**WRITTEN REQUEST**
Leave out the pictures and retype only the lines from the opening line to the line that holds "import seaborn as sns", both ends included.

>>

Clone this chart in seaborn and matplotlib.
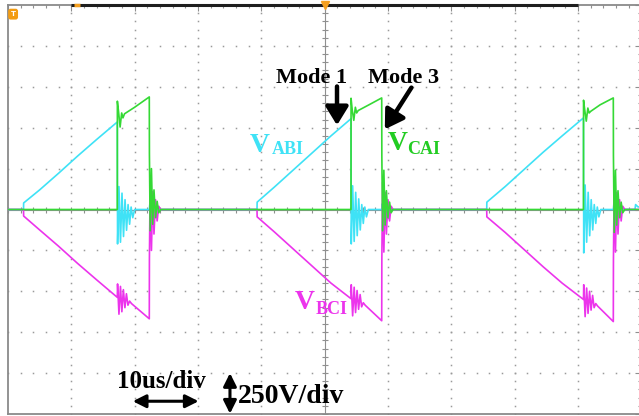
import numpy as np
import pandas as pd
import matplotlib
matplotlib.use("Agg")
import matplotlib.pyplot as plt
from matplotlib.ticker import MultipleLocator
import seaborn as sns

# ---------------- data (time in us, voltage in V; 10 us/div, 250 V/div) ----------------
t_ab = [0, 2.45, 2.47, 5.0, 8.0, 11.0, 14.0, 17.26,
        17.30, 17.52, 17.76, 18.0, 18.24, 18.48, 18.72, 18.96, 19.2, 19.44, 19.7, 20.0,
        22.31, 22.40, 22.6, 22.85, 23.1, 23.4,
        39.32, 39.34, 42.0, 45.0, 48.0, 51.0, 54.16,
        54.20, 54.42, 54.66, 54.90, 55.14, 55.38, 55.62, 55.86, 56.1, 56.34, 56.6, 56.9,
        59.01, 59.10, 59.3, 59.55, 59.8, 60.1,
        75.59, 75.61, 78.5, 81.5, 84.5, 87.5, 90.87,
        90.91, 91.13, 91.37, 91.61, 91.85, 92.09, 92.33, 92.57, 92.81, 93.05, 93.3, 93.6,
        95.58, 95.67, 95.87, 96.12, 96.37, 96.7, 99.0, 99.1, 99.5, 100]
v_ab = [0, 0, 40, 120, 222, 327, 428, 535,
        -210, 140, -200, 100, -165, 60, -127, 30, -90, 15, -50, 0,
        0, 35, -30, 20, -15, 0,
        0, 45, 135, 240, 345, 450, 555,
        -210, 145, -195, 105, -160, 65, -125, 30, -85, 15, -45, 0,
        0, 35, -30, 20, -15, 0,
        0, 45, 140, 245, 350, 450, 560,
        -265, 150, -200, 105, -160, 60, -125, 30, -85, 15, -45, 0,
        0, 35, -30, 20, -15, 0, 0, 30, 15, 20]

t_ca = [0, 17.26, 17.27, 17.45, 17.70, 17.95, 18.15, 18.40, 20.0, 22.31,
        22.33, 22.45, 22.65, 22.85, 23.05, 23.3, 23.55, 23.8, 24.1,
        54.16, 54.17, 54.35, 54.60, 54.85, 55.05, 55.30, 57.0, 59.01,
        59.03, 59.15, 59.35, 59.55, 59.75, 60.0, 60.25, 60.5, 60.8,
        90.87, 90.88, 91.06, 91.31, 91.56, 91.76, 92.01, 93.5, 95.58,
        95.60, 95.72, 95.92, 96.12, 96.32, 96.57, 96.82, 97.07, 97.4, 100]
v_ca = [0, 0, 662, 600, 504, 590, 560, 585, 625, 688,
        340, -130, 250, -90, 120, -50, 50, -20, 0,
        0, 680, 610, 545, 625, 590, 605, 640, 682,
        330, -130, 240, -95, 115, -50, 45, -20, 0,
        0, 668, 610, 540, 620, 590, 600, 640, 682,
        330, -140, 240, -95, 115, -50, 45, -20, 0, 0]

t_bc = [0, 2.45, 2.47, 5.0, 8.0, 11.0, 14.0, 17.26,
        17.30, 17.52, 17.76, 17.98, 18.22, 18.46, 18.70, 18.94, 19.2, 19.5, 22.31,
        22.33, 22.45, 22.65, 22.85, 23.05, 23.3, 23.55, 23.8, 24.1,
        39.32, 39.34, 42.0, 45.0, 48.0, 51.0, 54.16,
        54.20, 54.42, 54.66, 54.88, 55.12, 55.36, 55.60, 55.84, 56.1, 56.4, 59.01,
        59.03, 59.15, 59.35, 59.55, 59.75, 60.0, 60.25, 60.5, 60.8,
        75.59, 75.61, 78.5, 81.5, 84.5, 87.5, 90.87,
        90.91, 91.13, 91.37, 91.59, 91.83, 92.07, 92.31, 92.55, 92.81, 93.1, 95.58,
        95.60, 95.72, 95.92, 96.12, 96.32, 96.57, 96.82, 97.07, 97.4, 100]
v_bc = [0, 0, -40, -125, -225, -330, -430, -537,
        -455, -640, -470, -625, -490, -600, -515, -585, -560, -575, -668,
        -300, 170, -250, 110, -150, 60, -70, 20, 0,
        0, -45, -135, -240, -345, -450, -545,
        -460, -650, -475, -630, -495, -610, -520, -595, -570, -585, -680,
        -310, 165, -260, 105, -150, 60, -70, 20, 0,
        0, -45, -140, -245, -350, -450, -550,
        -460, -655, -480, -635, -500, -615, -525, -600, -575, -590, -685,
        -310, 160, -260, 105, -150, 60, -70, 20, 0, 0]

CYAN = "#3fe2f6"
GREEN = "#35d935"
MAGENTA = "#ec34ec"

# ---------------- figure ----------------
sns.set_style("white")
plt.rcParams["font.family"] = ["Liberation Serif", "DejaVu Serif"]

fig = plt.figure(figsize=(6.39, 4.16), dpi=100)
ax = fig.add_axes([8 / 639, 2 / 416, 633.3 / 639, 409 / 416])

ax.set_xlim(0, 100)
ax.set_ylim(-1250, 1250)

# graticule dots
ys_minor = np.arange(-1250, 1251, 50)
xs_minor = np.arange(0, 101, 2)
for xg in range(10, 100, 10):
    if xg == 50:
        continue
    ax.plot(np.full(len(ys_minor), xg), ys_minor, ls="none", marker="s", ms=1.1,
            mew=0, color="#9a9a9a", zorder=0)
for yg in range(-1000, 1001, 250):
    if yg == 0:
        continue
    ax.plot(xs_minor, np.full(len(xs_minor), yg), ls="none", marker="s", ms=1.1,
            mew=0, color="#9a9a9a", zorder=0)
# centre crosshair with ticks
ax.axvline(50, color="#8f8f8f", lw=0.8, zorder=0)
ax.axhline(0, color="#8f8f8f", lw=0.8, zorder=0)
ax.plot(np.full(len(ys_minor), 50), ys_minor, ls="none", marker="_", ms=5,
        mew=0.8, color="#8f8f8f", zorder=0)
ax.plot(xs_minor, np.zeros(len(xs_minor)), ls="none", marker="|", ms=5,
        mew=0.8, color="#8f8f8f", zorder=0)

# traces
df_ab = pd.DataFrame({"t": t_ab, "v": v_ab})
df_ca = pd.DataFrame({"t": t_ca, "v": v_ca})
df_bc = pd.DataFrame({"t": t_bc, "v": v_bc})
sns.lineplot(data=df_ab, x="t", y="v", color=CYAN, lw=1.2, sort=False,
             estimator=None, ax=ax, zorder=3)
sns.lineplot(data=df_bc, x="t", y="v", color=MAGENTA, lw=1.2, sort=False,
             estimator=None, ax=ax, zorder=4)
sns.lineplot(data=df_ca, x="t", y="v", color=GREEN, lw=1.2, sort=False,
             estimator=None, ax=ax, zorder=5)

# frame / ticks
ax.set_xticks(np.arange(0, 101, 10))
ax.set_yticks(np.arange(-1250, 1251, 250))
ax.xaxis.set_minor_locator(MultipleLocator(2))
ax.yaxis.set_minor_locator(MultipleLocator(50))
ax.tick_params(which="both", direction="in", top=True, right=True,
               labelbottom=False, labelleft=False, color="#8f8f8f", width=0.8)
ax.tick_params(which="major", length=4)
ax.tick_params(which="minor", length=2.5)
ax.set_xlabel("")
ax.set_ylabel("")
for s in ax.spines.values():
    s.set_color("#8a8a8a")
    s.set_linewidth(1.3)

# scope decorations
ax.plot([10, 90], [1250, 1250], color="#1e1e1e", lw=2.2, clip_on=False,
        solid_capstyle="butt", zorder=6)
ax.plot([10.4, 11.3], [1250, 1250], color="#f5a020", lw=2.5, clip_on=False,
        solid_capstyle="butt", zorder=7)
ax.plot([50], [1250], marker="v", color="#f5a020", ms=6, clip_on=False, zorder=7)
fig.text(0.0205, 0.966, "T", color="white", fontsize=5, fontweight="bold",
         ha="center", va="center", family="DejaVu Sans",
         bbox=dict(boxstyle="round,pad=0.35", fc="#f39c12", ec="none"))

# labels
bold = dict(fontweight="bold", ha="left", va="baseline")
ax.text(38.2, 349, "V", color=CYAN, fontsize=20, **bold)
ax.text(41.7, 337, "ABI", color=CYAN, fontsize=13, **bold)
ax.text(60.0, 361, "V", color="#22cc22", fontsize=20, **bold)
ax.text(63.0, 337, "CAI", color="#22cc22", fontsize=13, **bold)
ax.text(45.3, -607, "V", color=MAGENTA, fontsize=20, **bold)
ax.text(48.5, -637, "BCI", color=MAGENTA, fontsize=13, **bold)

ax.text(48.0, 803, "Mode 1", color="black", fontsize=16, fontweight="bold",
        ha="center", va="center")
ax.text(62.4, 803, "Mode 3", color="black", fontsize=16, fontweight="bold",
        ha="center", va="center")
arrow_kw = dict(arrowstyle="-|>,head_length=0.65,head_width=0.4", lw=3.2,
                color="black", mutation_scale=17, shrinkA=0, shrinkB=0)
ax.annotate("", xy=(51.95, 515), xytext=(51.95, 752), arrowprops=arrow_kw)
ax.annotate("", xy=(59.5, 490), xytext=(63.7, 745), arrowprops=arrow_kw)

ax.text(17.2, -1091, "10us/div", color="black", fontsize=18, **bold)
dbl_kw = dict(arrowstyle="<|-|>,head_length=0.6,head_width=0.3", lw=2.2,
              color="black", mutation_scale=13, shrinkA=0, shrinkB=0)
ax.annotate("", xy=(19.7, -1172), xytext=(30.1, -1172), arrowprops=dbl_kw)
ax.annotate("", xy=(35.05, -1000), xytext=(35.05, -1248), arrowprops=dbl_kw,
            annotation_clip=False)
ax.text(36.3, -1183, "250V/div", color="black", fontsize=20, **bold)

fig.savefig("out.png", dpi=100)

<<

**COMPLETE ANSWER**
Clone this chart in seaborn and matplotlib.
import numpy as np
import pandas as pd
import matplotlib
matplotlib.use("Agg")
import matplotlib.pyplot as plt
from matplotlib.ticker import MultipleLocator
import seaborn as sns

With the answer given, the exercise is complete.